Alma Redemptoris Mater was originally a processional antiphon for Sext in the Liturgy of the Hours for the Feast of the Ascension. It was Pope Clement VI who, in 1350, determined the pattern used today for the seasonal singing of the various antiphons.

Regarding the singing of Marian hymns and their musical settings, it has been estimated that there are fifteen thousand hymns directed to Mary. Many written to honor Mary have been based on other poems or hymns, some four thousand are original compositions. The majority of the Marian hymns were composed in Latin and sung in various modes of plainchant. It is thought that they originated as hymns of praise of the Incarnation, that is, as Christmas hymns. Alma Redemptoris Mater is one such work.

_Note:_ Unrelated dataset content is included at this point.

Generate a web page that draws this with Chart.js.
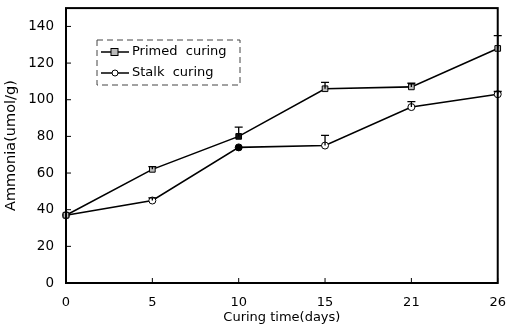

After the pronouncement regulating the seasonal presentation of the antiphons, composers more frequently grouped the four major Marian antiphons together for composition, collections and performance. During the baroque period, the settings of the antiphons gradually shifted from plainchant to more and more elaborate choir pieces. Leonel Power (d. 1445), for instance -- recorded in Germany in 1981 -- recovers an example of the shift from plainchant to pre-baroque setting. Orlando di Lasso (1532-1594) composed an intricate piece for polyphony (six voices), a triumphal piece using brass instruments. Giovanni Palestrina, praised in the post-Trent period as master of religious expression, also set the Alma in his own more reserved polyphonic style.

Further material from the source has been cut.